Copy the data exactly; pictures stay out of the copy.

— start of Raw data —

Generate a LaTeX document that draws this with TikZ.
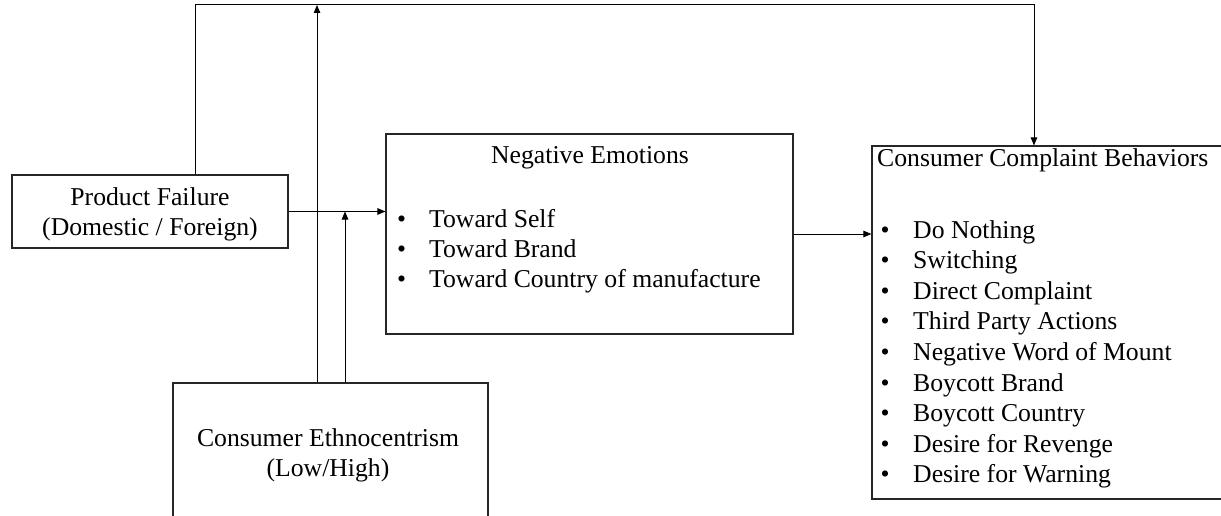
\documentclass[tikz,border=0pt]{standalone}
\usepackage{fontspec}
\setmainfont{Liberation Serif}
\usetikzlibrary{arrows.meta}
\tikzset{
  box/.style={draw=black!85, line width=1.1pt, rectangle, inner sep=0pt, fill=none},
  txt/.style={inner sep=0pt, font=\fontsize{25.7}{30.5}\selectfont},
  conn/.style={draw=black, line width=1pt},
  arr/.style={conn, -{Triangle[length=8pt,width=6.5pt]}},
}
\begin{document}
\begin{tikzpicture}[x=1pt,y=-1pt]
\useasboundingbox (0,0) rectangle (1221,516);
\clip (0,0) rectangle (1221,516);
% boxes
\node[box, minimum width=276pt, minimum height=73pt] (pf) at (150,211.5) {};
\node[box, minimum width=407pt, minimum height=200pt] (ne) at (589.5,234) {};
\node[box, minimum width=368pt, minimum height=353pt] (ccb) at (1056,322.5) {};
\node[box, minimum width=315pt, minimum height=136pt] (ce) at (330.5,451) {};
% texts: product failure
\node[txt, anchor=base] (pf1) at (150,205.5) {Product Failure};
\node[txt, anchor=base] (pf2) at (150,235.5) {(Domestic / Foreign)};
% consumer ethnocentrism
\node[txt, anchor=base] (ce1) at (328,446) {Consumer Ethnocentrism};
\node[txt, anchor=base] (ce2) at (328,476) {(Low/High)};
% negative emotions
\node[txt, anchor=base] (net) at (590,164) {Negative Emotions};
\foreach \t [count=\i] in {Toward Self,Toward Brand,Toward Country of manufacture}{
  \node[txt, anchor=base] (neb\i) at (401.5,{227+30*(\i-1)}) {•};
  \node[txt, anchor=base west] (ne\i) at (429,{227+30*(\i-1)}) {\t};
}
% consumer complaint behaviors
\node[txt, anchor=base west] (ccbt) at (877,167) {Consumer Complaint Behaviors};
\foreach \t [count=\i] in {Do Nothing,Switching,Direct Complaint,Third Party Actions,Negative Word of Mount,Boycott Brand,Boycott Country,Desire for Revenge,Desire for Warning}{
  \node[txt, anchor=base] (ccbb\i) at (885,{238+30.6*(\i-1)}) {•};
  \node[txt, anchor=base west] (ccb\i) at (913,{238+30.6*(\i-1)}) {\t};
}
% connector coordinates
\coordinate (tl) at (195,5);
\coordinate (tr) at (1034,5);
\coordinate (c1) at (317,5);
\coordinate (c2) at (345,211.5);
% connectors
\draw[arr] (tl |- pf.north) -- (tl) -- (tr) -- (tr |- ccb.north);
\draw[arr] (c1 |- ce.north) -- (c1);
\draw[arr] (c2 |- ce.north) -- (c2);
\draw[arr] (pf.east) -- (ne.west |- pf.east);
\draw[arr] (ne.east) -- (ccb.west |- ne.east);
\end{tikzpicture}
\end{document}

— end of Raw data —

**Solution below:**
Generate a LaTeX document that draws this with TikZ.
\documentclass[tikz,border=0pt]{standalone}
\usepackage{fontspec}
\setmainfont{Liberation Serif}
\usetikzlibrary{arrows.meta}
\tikzset{
  box/.style={draw=black!85, line width=1.1pt, rectangle, inner sep=0pt, fill=none},
  txt/.style={inner sep=0pt, font=\fontsize{25.7}{30.5}\selectfont},
  conn/.style={draw=black, line width=1pt},
  arr/.style={conn, -{Triangle[length=8pt,width=6.5pt]}},
}
\begin{document}
\begin{tikzpicture}[x=1pt,y=-1pt]
\useasboundingbox (0,0) rectangle (1221,516);
\clip (0,0) rectangle (1221,516);
% boxes
\node[box, minimum width=276pt, minimum height=73pt] (pf) at (150,211.5) {};
\node[box, minimum width=407pt, minimum height=200pt] (ne) at (589.5,234) {};
\node[box, minimum width=368pt, minimum height=353pt] (ccb) at (1056,322.5) {};
\node[box, minimum width=315pt, minimum height=136pt] (ce) at (330.5,451) {};
% texts: product failure
\node[txt, anchor=base] (pf1) at (150,205.5) {Product Failure};
\node[txt, anchor=base] (pf2) at (150,235.5) {(Domestic / Foreign)};
% consumer ethnocentrism
\node[txt, anchor=base] (ce1) at (328,446) {Consumer Ethnocentrism};
\node[txt, anchor=base] (ce2) at (328,476) {(Low/High)};
% negative emotions
\node[txt, anchor=base] (net) at (590,164) {Negative Emotions};
\foreach \t [count=\i] in {Toward Self,Toward Brand,Toward Country of manufacture}{
  \node[txt, anchor=base] (neb\i) at (401.5,{227+30*(\i-1)}) {•};
  \node[txt, anchor=base west] (ne\i) at (429,{227+30*(\i-1)}) {\t};
}
% consumer complaint behaviors
\node[txt, anchor=base west] (ccbt) at (877,167) {Consumer Complaint Behaviors};
\foreach \t [count=\i] in {Do Nothing,Switching,Direct Complaint,Third Party Actions,Negative Word of Mount,Boycott Brand,Boycott Country,Desire for Revenge,Desire for Warning}{
  \node[txt, anchor=base] (ccbb\i) at (885,{238+30.6*(\i-1)}) {•};
  \node[txt, anchor=base west] (ccb\i) at (913,{238+30.6*(\i-1)}) {\t};
}
% connector coordinates
\coordinate (tl) at (195,5);
\coordinate (tr) at (1034,5);
\coordinate (c1) at (317,5);
\coordinate (c2) at (345,211.5);
% connectors
\draw[arr] (tl |- pf.north) -- (tl) -- (tr) -- (tr |- ccb.north);
\draw[arr] (c1 |- ce.north) -- (c1);
\draw[arr] (c2 |- ce.north) -- (c2);
\draw[arr] (pf.east) -- (ne.west |- pf.east);
\draw[arr] (ne.east) -- (ccb.west |- ne.east);
\end{tikzpicture}
\end{document}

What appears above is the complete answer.